In the world of digital marketing, we are surrounded by data. We can track clicks, impressions, followers, and a thousand other metrics. Yet, for all this information, many marketing leaders still struggle to answer a fundamental question: are our efforts actually working? The challenge lies not in a lack of data, but in a lack of clarity. Without a disciplined framework for defining Key Performance Indicators (KPIs), teams often find themselves chasing vanity metrics that have little to no connection to real business outcomes.
The pressure to demonstrate ROI is greater than ever. As digital marketing budgets continue to grow, so do the expectations from CEOs and sales counterparts. They don't want to see a report on social media likes; they want to understand how marketing is contributing to pipeline, revenue, and customer retention. This is why the ability to define and track meaningful KPIs is no longer a tactical skill—it is a strategic imperative.
The Strategy-First Principle: KPIs Don’t Exist in a Vacuum
Too many marketing teams select their KPIs based on what is easy to measure or what looks impressive on a dashboard. This is a recipe for misalignment and wasted effort. KPIs are only valuable when they are directly tied to the overarching business strategy. They are the signposts that tell you whether you are on the right path to achieving your goals. Without that connection, you are simply collecting numbers.
A strategy-first approach forces you to answer critical questions before you even think about metrics:
• What is our primary business objective right now?
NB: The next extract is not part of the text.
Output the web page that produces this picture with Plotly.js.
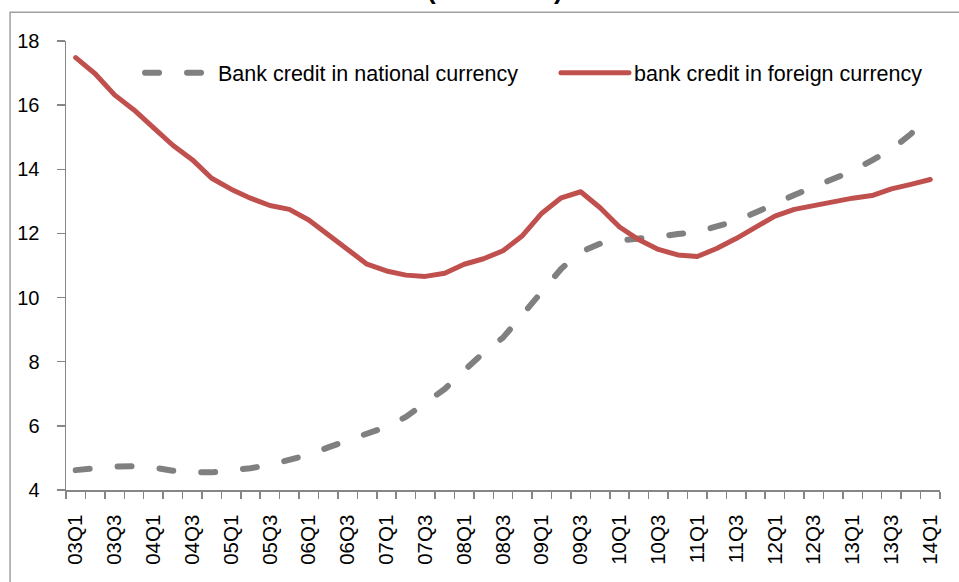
<!DOCTYPE html>
<html>
<head>
<meta charset="utf-8">
<script src="https://cdn.plot.ly/plotly-3.0.1.min.js"></script>
<style>
  html, body { margin: 0; padding: 0; background: #ffffff; }
  #chart { width: 959px; height: 582px; }
  #chart path.js-line { stroke-linecap: round !important; stroke-linejoin: round !important; }
</style>
</head>
<body>
<div id="chart"></div>
<script>
const quarters = ["03Q1","03Q2","03Q3","03Q4","04Q1","04Q2","04Q3","04Q4","05Q1","05Q2","05Q3","05Q4",
  "06Q1","06Q2","06Q3","06Q4","07Q1","07Q2","07Q3","07Q4","08Q1","08Q2","08Q3","08Q4",
  "09Q1","09Q2","09Q3","09Q4","10Q1","10Q2","10Q3","10Q4","11Q1","11Q2","11Q3","11Q4",
  "12Q1","12Q2","12Q3","12Q4","13Q1","13Q2","13Q3","13Q4","14Q1"];

const nationalCurrency = [4.62,4.68,4.73,4.74,4.7,4.6,4.55,4.55,4.6,4.68,4.78,4.92,5.1,5.33,5.54,5.74,5.97,6.28,
  6.72,7.15,7.72,8.28,8.75,9.45,10.2,10.9,11.42,11.68,11.78,11.82,11.9,11.98,12.05,12.22,12.39,12.65,12.95,13.2,
  13.45,13.7,13.95,14.28,14.62,15.1,15.72];

const foreignCurrency = [17.48,16.98,16.32,15.85,15.3,14.75,14.3,13.72,13.38,13.1,12.87,12.75,12.42,11.97,11.5,
  11.04,10.83,10.7,10.66,10.76,11.04,11.21,11.46,11.93,12.63,13.11,13.3,12.8,12.2,11.8,11.5,11.33,11.28,11.53,
  11.84,12.17,12.54,12.75,12.88,12.98,13.1,13.18,13.39,13.53,13.68];

const seriesNames = ["Bank credit in national currency", "bank credit in foreign currency"];
const yTicks = [4, 6, 8, 10, 12, 14, 16, 18];
const titleText = "(% of GDP)";

const FONT = "'Liberation Sans', Arial, sans-serif";

const idx = quarters.map((q, i) => i);
const labelIdx = idx.filter(i => i % 2 === 0);

const traces = [
  {
    x: idx, y: nationalCurrency, name: seriesNames[0], type: "scatter", mode: "lines",
    line: { color: "#808080", width: 6, dash: "14px,28px" }, legend: "legend"
  },
  {
    x: idx, y: foreignCurrency, name: seriesNames[1], type: "scatter", mode: "lines",
    line: { color: "#c0504d", width: 5 }, legend: "legend2"
  }
];

const legendCommon = {
  orientation: "h", y: 0.9294, xanchor: "left", yanchor: "middle",
  bgcolor: "rgba(0,0,0,0)", font: { family: FONT, size: 21.5, color: "#000" },
  itemwidth: 68
};

const layout = {
  width: 959, height: 582,
  margin: { l: 66, r: 19, t: 41, b: 92 },
  paper_bgcolor: "#ffffff", plot_bgcolor: "#ffffff",
  font: { family: FONT, size: 20, color: "#000000" },
  showlegend: true,
  legend: Object.assign({}, legendCommon, { x: 0.0847 }),
  legend2: Object.assign({}, legendCommon, { x: 0.5606 }),
  xaxis: {
    range: [-0.5, quarters.length - 0.5],
    tickmode: "array", tickvals: labelIdx, ticktext: labelIdx.map(i => quarters[i]),
    tickangle: -90, ticks: "", showgrid: false, zeroline: false,
    showline: true, linecolor: "#868686", linewidth: 1.5,
    tickfont: { family: FONT, size: 20.5, color: "#000" },
    ticklabelstandoff: 15,
    minor: { tick0: -0.5, dtick: 1, ticks: "outside", ticklen: 7, tickcolor: "#868686", tickwidth: 1.5, showgrid: false }
  },
  yaxis: {
    range: [4, 18], tickmode: "array", tickvals: yTicks, ticktext: yTicks.map(String),
    ticks: "outside", ticklen: 8, tickcolor: "#868686", tickwidth: 1.5,
    showgrid: false, zeroline: false, showline: true, linecolor: "#868686", linewidth: 1.5,
    tickfont: { family: FONT, size: 20, color: "#000" }, ticklabelstandoff: 13
  },
  annotations: [
    { text: "<b>" + titleText + "</b>", xref: "paper", yref: "paper", x: 0.4908, y: 1.113, xanchor: "center", yanchor: "middle",
      showarrow: false, font: { family: FONT, size: 26, color: "#000" } }
  ],
  shapes: [
    { type: "rect", xref: "paper", yref: "paper", x0: -0.064, x1: 1.05, y0: -0.25, y1: 1.0639,
      line: { color: "#a0a0a0", width: 1.5 }, fillcolor: "rgba(0,0,0,0)", layer: "below" }
  ]
};

Plotly.newPlot("chart", traces, layout, { displayModeBar: false, staticPlot: true });
</script>
</body>
</html>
Is it brand awareness, lead generation, customer retention, or something else?
• Which channels are we prioritizing to achieve this objective?
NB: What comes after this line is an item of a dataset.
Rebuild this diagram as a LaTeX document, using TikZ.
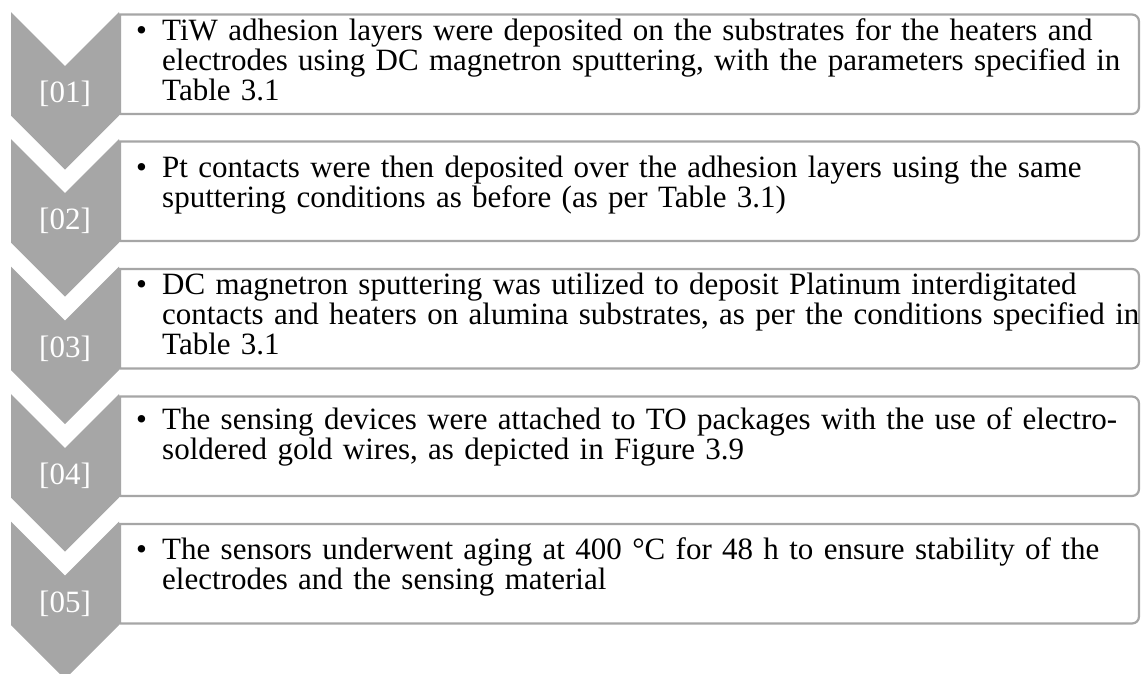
\documentclass[tikz,border=0pt]{standalone}
\usepackage{fontspec}
\setmainfont{Liberation Serif}
\definecolor{chevgray}{RGB}{166,166,166}
\definecolor{boxgray}{RGB}{166,166,166}
\newcommand\chevstep[5]{%
  % #1 id, #2 chevron top, #3 first baseline offset, #4 label, #5 text
  \draw[boxline] (120,#2+2.5) -- (1000,#2+2.5) [rounded corners=7pt] -- (1139,#2+2.5) -- (1139,#2+102) -- (1000,#2+102) [sharp corners] -- (120,#2+102) -- cycle;
  \fill[chev] (11,#2) -- (65,#2+54) -- (119,#2) -- (119,#2+103.5) -- (65,#2+157.5) -- (11,#2+103.5) -- cycle;
  \node[lbl] (lbl#1) at (65,#2+82) {#4};
  \node[bul] (bul#1) at (136,#2+#3) {•};
  \node[body] (txt#1) at (162,#2+#3) {#5};
}
\begin{document}
\begin{tikzpicture}[x=1pt,y=-1pt,
  chev/.style={fill=chevgray,draw=none},
  boxline/.style={draw=boxgray,line width=2.2pt,fill=white},
  lbl/.style={text=white,font=\fontsize{31}{30}\selectfont,inner sep=0pt},
  bul/.style={font=\fontsize{31}{30}\selectfont,inner sep=0pt,anchor=base west},
  body/.style={font=\fontsize{31}{30}\selectfont,inner sep=0pt,anchor=base west,text width=990pt,align=left}]
\useasboundingbox (0,0) rectangle (1141,673);
\clip (0,0) rectangle (1141,673);
\chevstep{1}{12}{28}{[01]}{TiW adhesion layers were deposited on the substrates for the heaters and\\electrodes using DC magnetron sputtering, with the parameters specified in\\Table 3.1}
\chevstep{2}{139}{38}{[02]}{Pt contacts were then deposited over the adhesion layers using the same\\sputtering conditions as before (as per Table 3.1)}
\chevstep{3}{266.5}{28}{[03]}{DC magnetron sputtering was utilized to deposit Platinum interdigitated\\contacts and heaters on alumina substrates, as per the conditions specified in\\Table 3.1}
\chevstep{4}{394}{35}{[04]}{The sensing devices were attached to TO packages with the use of electro-\\soldered gold wires, as depicted in Figure 3.9}
\chevstep{5}{521.5}{38}{[05]}{The sensors underwent aging at 400 °C for 48 h to ensure stability of the\\electrodes and the sensing material}
\end{tikzpicture}
\end{document}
• How does our marketing activity directly support our sales and revenue targets?
By clarifying these points, you can immediately begin to separate meaningful indicators from distracting noise. For example, if your primary goal is to generate qualified leads for your sales team, then metrics like website traffic or social media impressions are secondary. The KPIs that truly matter are those that measure the flow of leads through the funnel, such as Marketing Qualified Leads (MQLs), Sales Accepted Leads (SALs), and the cost per lead.
A Framework for Meaningful Measurement
Instead of providing an exhaustive list of every possible metric, a more effective approach is to organize KPIs around core business objectives. This ensures that every number you track has a clear purpose and a direct link to value creation. A simple but powerful framework is to categorize your KPIs into four key stages of the customer journey: Reach, Engage, Convert, and Retain.
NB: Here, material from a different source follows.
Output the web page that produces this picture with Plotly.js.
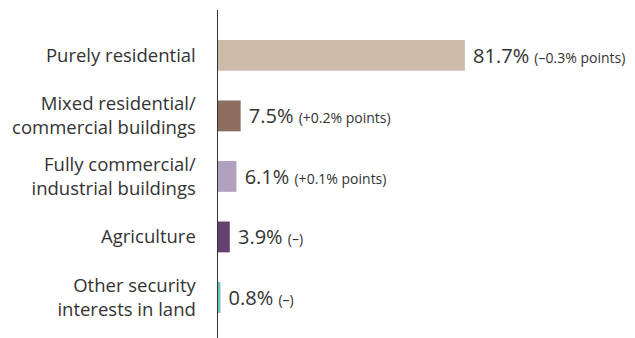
<!DOCTYPE html>
<html>
<head>
<meta charset="utf-8">
<script src="https://cdn.plot.ly/plotly-3.0.1.min.js"></script>
<style>html,body{margin:0;padding:0;background:#fff}#chart{width:635px;height:338px}</style>
</head>
<body>
<div id="chart"></div>
<script>
const categories = ["Purely residential", "Mixed residential/<br>commercial buildings", "Fully commercial/<br>industrial buildings", "Agriculture", "Other security<br>interests in land"];
const shares = [81.7, 7.5, 6.1, 3.9, 0.8];
const changes = ["(\u20130.3% points)", "(+0.2% points)", "(+0.1% points)", "(\u2013)", "(\u2013)"];
const colors = ["#cbbba9", "#8b6e5e", "#b1a0bf", "#63426f", "#6cbfc0"];

const labels = shares.map((v, i) => ' ' + v.toFixed(1) + '% <span style="font-size:14px">' + changes[i] + '</span>');

const trace = {
  type: 'bar',
  orientation: 'h',
  x: shares,
  y: categories,
  marker: {color: colors},
  text: labels,
  textposition: 'outside',
  constraintext: 'none',
  textfont: {family: 'Open Sans, sans-serif', size: 20, color: '#333'},
  cliponaxis: false,
  hoverinfo: 'none'
};

const layout = {
  width: 635, height: 338,
  margin: {l: 218, r: 0, t: 10, b: 0},
  paper_bgcolor: '#fff', plot_bgcolor: '#fff',
  bargap: 0.49,
  showlegend: false,
  font: {family: 'Open Sans, sans-serif', color: '#333'},
  xaxis: {range: [0, 138], showgrid: false, zeroline: false, showticklabels: false, showline: false, fixedrange: true},
  yaxis: {
    range: [4.67, -0.75], showgrid: false, zeroline: false,
    showline: true, linecolor: '#333', linewidth: 1.5,
    ticks: 'outside', ticklen: 17, tickcolor: 'rgba(0,0,0,0)',
    tickfont: {family: 'Open Sans, sans-serif', size: 18.5, color: '#333'}
  }
};

Plotly.newPlot('chart', [trace], layout, {staticPlot: true});
</script>
</body>
</html>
1. Reach: Are We Connecting with the Right Audience? This stage is about brand awareness and attracting potential customers. The goal is not just to get your name out there, but to ensure you are reaching a relevant audience. Key indicators here focus on the volume and quality of your traffic.
• Website Traffic and Visitors by Source: This tells you how many people are finding you and where they are coming from (e.g., organic search, social media, email). A healthy mix of sources indicates a resilient strategy.
• SEO Rankings for Core Keywords: Tracking your position for high-intent keywords is a direct measure of your visibility to potential customers actively searching for solutions.
2. Engage: Are We Capturing Their Attention? Once you’ve reached your audience, the next challenge is to hold their attention and build trust. Engagement metrics help you understand if your content is resonating and if you are successfully positioning your brand as a valuable resource.
• Time on Site and Bounce Rate: These classic metrics provide a quick snapshot of content quality. If visitors are leaving immediately, your messaging is likely misaligned with their expectations.
• Newsletter and Content Opt-ins: When a visitor voluntarily gives you their email address in exchange for content, it is a strong signal of engagement and a critical first step in the nurturing process.
3. Convert: Are We Generating Business Value? This is where marketing’s contribution becomes most tangible. Conversion KPIs measure the actions that directly lead to pipeline and revenue. These are the numbers that your CEO and sales team care about most.
• Lead Volume and Quality (MQLs, SQLs): Tracking the number of leads is important, but understanding their quality is crucial. Segmenting leads by their stage of readiness provides a much clearer picture of your pipeline's health.
• Cost Per Lead (CPL) and Customer Acquisition Cost (CAC): These efficiency metrics are essential for managing your budget effectively and demonstrating the ROI of your campaigns.
4. Retain: Are We Building Long-Term Relationships? Acquiring a new customer is just the beginning. The most profitable businesses excel at retaining and growing their existing customer base. Retention KPIs measure the health of your customer relationships and your ability to generate long-term value.
• Customer Lifetime Value (CLV): This is the ultimate measure of a successful customer relationship, representing the total revenue a customer generates over their entire lifespan with your company.
• Retention Rate and Churn Rate: These metrics tell you how well you are keeping your customers. A high retention rate is a strong indicator of product satisfaction and brand loyalty.
By adopting this strategic framework, you can move beyond the chaos of endless data and focus on the handful of KPIs that truly matter. This not only leads to better decision-making but also builds credibility and alignment across the entire organization, proving that marketing is not just a cost center, but a powerful engine for growth engine.